From The San Francisco Chronicle, June 29 2012:

What a relief. President Obama’s landmark health care law stands – a win for the White House and millions of uninsured Americans. But there’s something else in the Supreme Court’s 5-4 decision: the justices stuck with constitutional issues and left the policy choice to Congress.

Few decisions were as heavily anticipated as this one. Would the Republican-appointed justices band together and strike down or hamstring the Affordable Care Act in ways that would deepen an angry debate? The court’s own reputation as a dispassionate oracle of legal thinking was on the line.

Chief Justice John Roberts rode to the rescue and settled the issue. He flipped from the conservative column to join four bedrock liberals on the nine-member court. He not only preserved the law but also the court’s image as objective arbiter of constitutional principles.

At the heart of the ruling was the individual mandate. The provision obliges the uninsured who can pay to purchase a policy. Pro and con arguments had centered mainly on the so-called Commerce Clause, which allows Congress to regulate interstate business. Was Obamacare in line with this concept or was it a far-fetched extension?

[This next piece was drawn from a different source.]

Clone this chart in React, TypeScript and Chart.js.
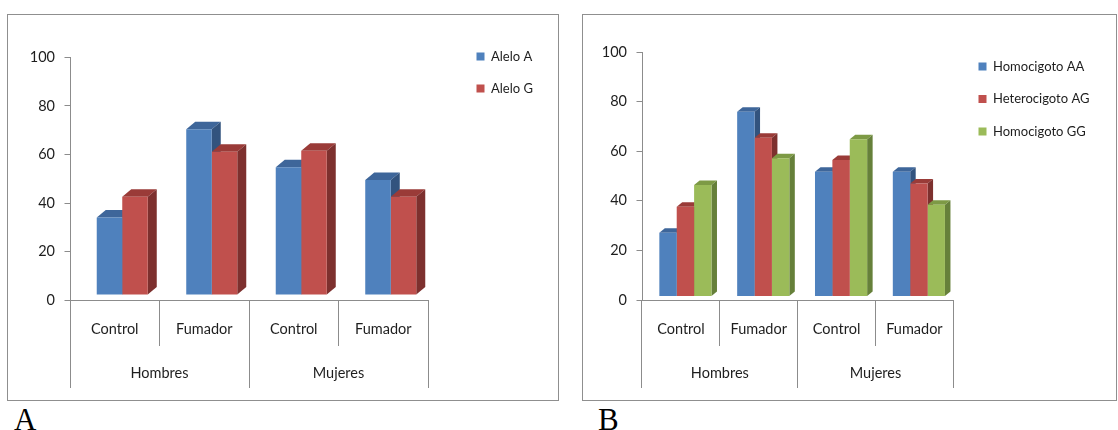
import { useEffect, useRef } from "react";
import { Chart, registerables } from "chart.js";

Chart.register(...registerables);

// Two-level category axis: condition inside each sex group
const subgroupLabels = ["Control", "Fumador", "Control", "Fumador"];
const groupLabels = ["Hombres", "Mujeres"];
const yMin = 0;
const yMax = 100;
const yStep = 20;

// Panel A: allele frequencies (%)
const alleleSeries = ["Alelo A", "Alelo G"];
const aleloA = [32.0, 68.3, 52.7, 47.4];
const aleloG = [40.5, 59.1, 59.5, 40.5];

// Panel B: genotype frequencies (%)
const genotypeSeries = ["Homocigoto AA", "Heterocigoto AG", "Homocigoto GG"];
const homocigotoAA = [25.7, 74.5, 50.3, 50.3];
const heterocigotoAG = [36.2, 64.0, 55.0, 45.6];
const homocigotoGG = [45.0, 55.7, 63.4, 37.0];

const panelLetters = ["A", "B"];

// Column faces: front, top, side
const blueFaces = ["#4f81bd", "#3e669a", "#32537e"];
const redFaces = ["#c0504d", "#9a3b38", "#7d302e"];
const greenFaces = ["#9bbb59", "#7d9a45", "#66803a"];

const axisGray = "#8c8c8c";
const textColor = "#1e1e1e";
const uiFont = "Lato, 'Open Sans', sans-serif";

// Draws the top and side faces of each column and offsets the whole
// column layer, giving the clustered columns a simple 3-D look.
const columnDepth = {
  id: "columnDepth",
  beforeDatasetsDraw(chart: any, _args: any, opts: any) {
    const ctx = chart.ctx;
    ctx.save();
    ctx.translate(opts.shiftX, opts.shiftY);
    const metas = chart.getSortedVisibleDatasetMetas();
    const count = chart.data.labels.length;
    const dx = opts.dx;
    const dy = opts.dy;
    for (let i = 0; i < count; i++) {
      for (const meta of metas) {
        const bar = meta.data[i];
        if (!bar) continue;
        const { x, y, base, width } = bar.getProps(["x", "y", "base", "width"], true);
        const ds = chart.data.datasets[meta.index];
        const l = x - width / 2;
        const r = x + width / 2;
        ctx.fillStyle = ds.topColor;
        ctx.beginPath();
        ctx.moveTo(l, y);
        ctx.lineTo(l + dx, y - dy);
        ctx.lineTo(r + dx, y - dy);
        ctx.lineTo(r, y);
        ctx.closePath();
        ctx.fill();
        ctx.fillStyle = ds.sideColor;
        ctx.beginPath();
        ctx.moveTo(r, y);
        ctx.lineTo(r + dx, y - dy);
        ctx.lineTo(r + dx, base - dy);
        ctx.lineTo(r, base);
        ctx.closePath();
        ctx.fill();
      }
    }
  },
  afterDatasetsDraw(chart: any) {
    chart.ctx.restore();
  },
};

// Places the legend block to the right of the plot area.
const legendPlacement = {
  id: "legendPlacement",
  afterLayout(chart: any, _args: any, opts: any) {
    const lg = chart.legend;
    if (!lg) return;
    const area = chart.chartArea;
    lg.left = area.right + opts.dx;
    lg.right = lg.left + lg.width;
    lg.top = area.top + opts.dy;
    lg.bottom = lg.top + lg.height;
  },
};

type PanelSpec = {
  series: string[];
  values: number[][];
  faces: string[][];
  width: number;
  height: number;
  axisWidth: number;
  padTop: number;
  padRight: number;
  categoryPercentage: number;
  depth: { dx: number; dy: number; shiftX: number; shiftY: number };
  legend: { dx: number; dy: number; padding: number };
};

// Inner row (Control / Fumador) band height and outer row (sex) band height
const innerBand = 46;
const outerBand = 54;
const outerTick = 42;

function buildConfig(p: PanelSpec): any {
  const tickFont = { family: uiFont, size: 14.5 };
  const halfLine = (14.5 * 1.2) / 2;
  return {
    type: "bar",
    data: {
      labels: subgroupLabels,
      datasets: p.series.map((name, k) => ({
        label: name,
        data: p.values[k],
        backgroundColor: p.faces[k][0],
        topColor: p.faces[k][1],
        sideColor: p.faces[k][2],
        borderWidth: 0,
        categoryPercentage: p.categoryPercentage,
        barPercentage: 1,
      })),
    },
    options: {
      responsive: false,
      animation: false,
      events: [],
      layout: { padding: { left: 0, top: p.padTop, right: p.padRight, bottom: 0 } },
      scales: {
        x: {
          type: "category",
          position: "bottom",
          weight: 0,
          offset: true,
          grid: {
            display: true,
            offset: true,
            drawOnChartArea: false,
            drawTicks: true,
            tickLength: innerBand,
            color: axisGray,
            lineWidth: 1,
          },
          border: { display: true, color: axisGray, width: 1 },
          ticks: {
            color: textColor,
            font: tickFont,
            padding: 29 - innerBand - halfLine,
            maxRotation: 0,
            minRotation: 0,
            autoSkip: false,
          },
          afterFit: (s: any) => {
            s.height = innerBand;
          },
        },
        groups: {
          type: "category",
          position: "bottom",
          weight: 1,
          labels: groupLabels,
          offset: true,
          grid: {
            display: true,
            offset: true,
            drawOnChartArea: false,
            drawTicks: true,
            tickLength: outerTick,
            color: axisGray,
            lineWidth: 1,
          },
          border: { display: false },
          ticks: {
            color: textColor,
            font: tickFont,
            padding: 27.5 - outerTick - halfLine,
            maxRotation: 0,
            minRotation: 0,
            autoSkip: false,
          },
          afterFit: (s: any) => {
            s.height = outerBand;
          },
        },
        y: {
          type: "linear",
          position: "left",
          min: yMin,
          max: yMax,
          ticks: { stepSize: yStep, padding: 9.5, color: textColor, font: tickFont },
          grid: {
            display: true,
            drawOnChartArea: false,
            drawTicks: true,
            tickLength: 5.5,
            color: axisGray,
            lineWidth: 1,
          },
          border: { display: true, color: axisGray, width: 1 },
          afterFit: (s: any) => {
            s.width = p.axisWidth;
          },
        },
      },
      plugins: {
        legend: {
          display: true,
          position: "chartArea",
          align: "start",
          labels: {
            boxWidth: 8,
            boxHeight: 8,
            padding: p.legend.padding,
            color: textColor,
            font: { family: uiFont, size: 13 },
          },
        },
        tooltip: { enabled: false },
        columnDepth: p.depth,
        legendPlacement: { dx: p.legend.dx, dy: p.legend.dy },
      },
    },
    plugins: [columnDepth, legendPlacement],
  };
}

function ChartPanel({ spec }: { spec: PanelSpec }) {
  const ref = useRef<HTMLCanvasElement | null>(null);
  useEffect(() => {
    if (!ref.current) return;
    const chart = new Chart(ref.current, buildConfig(spec));
    return () => chart.destroy();
  }, [spec]);
  return (
    <canvas
      ref={ref}
      width={spec.width}
      height={spec.height}
      style={{ display: "block", width: spec.width, height: spec.height }}
    />
  );
}

const panelA: PanelSpec = {
  series: alleleSeries,
  values: [aleloA, aleloG],
  faces: [blueFaces, redFaces],
  width: 550,
  height: 385,
  axisWidth: 62,
  padTop: 42.5,
  padRight: 130,
  categoryPercentage: 0.57,
  depth: { dx: 9, dy: 7.5, shiftX: 7.5, shiftY: -5 },
  legend: { dx: 29.5, dy: -26.5, padding: 19 },
};

const panelB: PanelSpec = {
  series: genotypeSeries,
  values: [homocigotoAA, heterocigotoAG, homocigotoGG],
  faces: [blueFaces, redFaces, greenFaces],
  width: 533,
  height: 385,
  axisWidth: 59,
  padTop: 37,
  padRight: 162.7,
  categoryPercentage: 0.67,
  depth: { dx: 5.5, dy: 4.5, shiftX: 4.5, shiftY: -3.5 },
  legend: { dx: 5.7, dy: -11.5, padding: 19.5 },
};

const frameStyle = (left: number, width: number): React.CSSProperties => ({
  position: "absolute",
  left,
  top: 14,
  width,
  height: 387,
  boxSizing: "border-box",
  border: "1px solid #8f8f8f",
  background: "#fff",
});

const letterStyle = (left: number): React.CSSProperties => ({
  position: "absolute",
  left,
  top: 403.5,
  fontFamily: "'Liberation Serif', 'DejaVu Serif', serif",
  fontSize: 31,
  lineHeight: "31px",
  color: "#000",
});

export default function App() {
  return (
    <div
      style={{
        position: "fixed",
        left: 0,
        top: 0,
        width: 1118,
        height: 430,
        background: "#fff",
        overflow: "hidden",
      }}
    >
      <div style={frameStyle(7, 552)}>
        <ChartPanel spec={panelA} />
      </div>
      <div style={frameStyle(582, 535)}>
        <ChartPanel spec={panelB} />
      </div>
      <div style={letterStyle(14)}>{panelLetters[0]}</div>
      <div style={letterStyle(598)}>{panelLetters[1]}</div>
    </div>
  );
}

Roberts sidestepped this debate with a plainer interpretation. The mandate was actually a tax, and Congress surely has the power to enact all such levies. As a constitutional issue, Roberts found no problem with Congress’ action.

The announcement was at 10:07, and the GCP event was set for 10 am to 2 pm Eastern time (14 to 20 GMT). The result is Chisquare 21854.225 on 21600 df, for p = 0.111 and Z = 1.222.

Supreme Court Affirms Obamacare Mandate

It is important to keep in mind that we have only a tiny statistical effect, so that it is always hard to distinguish signal from noise. This means that every success might be largely driven by chance, and every null might include a real signal overwhelmed by noise. In the long run, a real effect can be identified only by patiently accumulating replications of similar analyses.